Master American chronicler Tom Wolfe, author of more than a dozen books—including, The Right Stuff, The Bonfire of the Vanities, and The Electric Kool-Aid Acid Test—presents us with a panoramic story of America in his most recent novel, Back to Blood. Wolfe joins screenwriter Howard A. Rodman for a conversation that spans Wolfe's seven-decade writing career, from the days of a new journalism to how he penned the terms "good ol boy" and "the right stuff."


Participant(s) Bio

Tom Wolfe is the author of more than a dozen books, among them The Electric Kool-Aid Acid Test, The Right Stuff, The Bonfire of the Vanities, A Man in Full, and I Am Charlotte Simmons. A native of Richmond, Virginia, he earned his B.A. at Washington and Lee University and a Ph.D. in American studies at Yale. He received the National Book Foundation’s 2010 Medal for Distinguished Contribution to American Letters. He lives in New York City.

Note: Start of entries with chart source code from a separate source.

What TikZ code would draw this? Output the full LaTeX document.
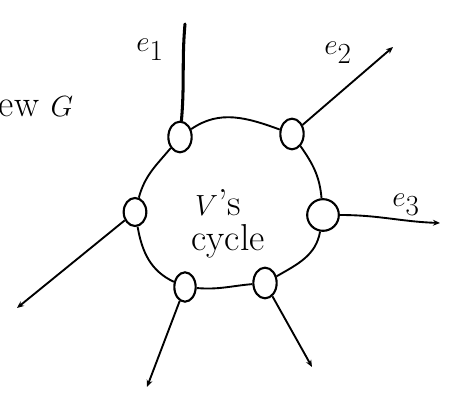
\documentclass[tikz,border=0pt]{standalone}
\usetikzlibrary{shapes.geometric,arrows.meta}
\begin{document}
\begin{tikzpicture}[x=0.03cm, y=-0.03cm, line width=1.6pt,
  every node/.style={font=\fontsize{32}{34}\selectfont},
  vnode/.style={ellipse, draw, line width=1.8pt, inner sep=0pt, minimum width=0.70cm, minimum height=0.92cm},
  ring/.style={line width=1.6pt},
  elabel/.style={font=\fontsize{38}{40}\selectfont},
  outedge/.style={line width=1.6pt, -{Stealth[length=6pt, width=5pt]}}]
  \useasboundingbox (0,0) rectangle (454,405);
  % vertices of the cycle, clockwise from the top left
  \node[vnode] (v1) at (180,137) {};
  \node[vnode] (v2) at (292,134) {};
  \node[vnode, minimum width=0.95cm, minimum height=0.95cm] (v3) at (323,215) {};
  \node[vnode] (v4) at (265,283) {};
  \node[vnode, minimum width=0.64cm, minimum height=0.88cm] (v5) at (185,287) {};
  \node[vnode, minimum width=0.68cm, minimum height=0.84cm] (v6) at (135,212) {};
  % the cycle itself
  \draw[ring] (v1) to[out=35, in=160] (v2);
  \draw[ring] (v2) to[out=-55, in=95] (v3);
  \draw[ring] (v3) to[out=-100, in=30] (v4);
  \draw[ring] (v4) to[out=185, in=-5] (v5);
  \draw[ring] (v5) to[out=155, in=-80] (v6);
  \draw[ring] (v6) to[out=75, in=-130] (v1);
  % loose ends of the edges leaving the cycle
  \coordinate (t1) at (185,24);
  \coordinate (t2) at (393,47);
  \coordinate (t3) at (440,223);
  \coordinate (t4) at (312,367);
  \coordinate (t5) at (147,387);
  \coordinate (t6) at (17,308);
  \draw[line width=2.6pt, line cap=round] (v1) to[out=85, in=-95] (t1);
  \draw[outedge] (v2) -- (t2);
  \draw[outedge] (v3) to[out=0, in=178] (t3);
  \draw[outedge] (v4) -- (t4);
  \draw[outedge] (v5) -- (t5);
  \draw[outedge] (v6) -- (t6);
  % labels
  \node[elabel] (l1) at (150,50) {$e_1$};
  \node[elabel] (l2) at (338,53) {$e_2$};
  \node[elabel] (l3) at (406,205) {$e_3$};
  \node[anchor=west, inner sep=0pt] (lg) at (-2,107) {ew $G$};
  \node[inner sep=0pt] (lv) at (218,203) {$V$'s};
  \node[inner sep=0pt] (lc) at (228,241) {cycle};
\end{tikzpicture}
\end{document}
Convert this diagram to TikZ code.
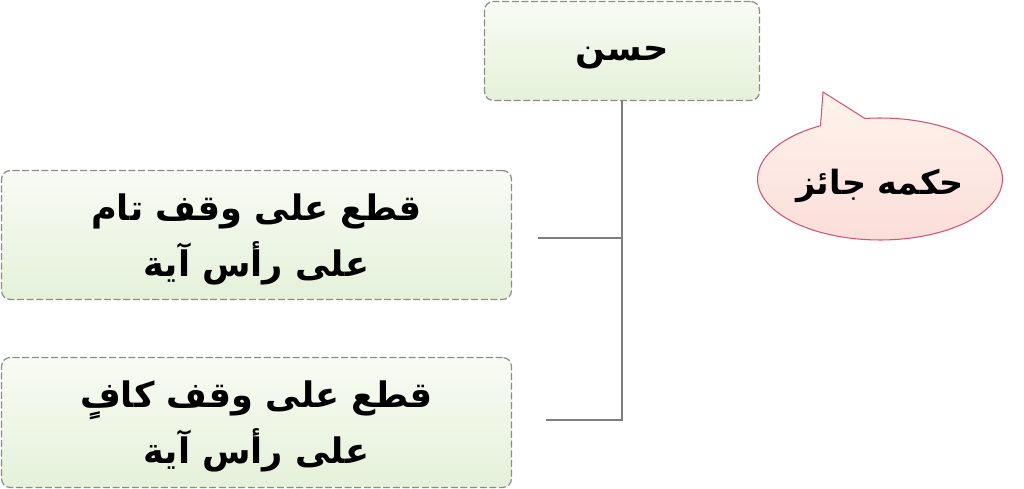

Howard A. Rodman is a professor of screenwriting at USC's School of Cinematic Arts, Vice President of the Writers Guild of America, West, and has served as Artistic Director of the Sundance Screenwriting Labs. He wrote Savage Grace, August, and Joe Gould’s Secret. Rodman is on the executive committee of the Writers Branch of the Academy of Motion Picture Arts & Sciences and is a Fellow of the Los Angeles Institute of the Humanities.

Tom Wolfe’s words are performed by René Auberjonois, the esteemed Tony-winning actor whose career has spanned film, television, Broadway, and regional stages, as well as many audio recordings and broadcasts. Audiences best know him from his years on Star Trek: Deep Space Nine, Boston Legal, and innumerable film and television appearances.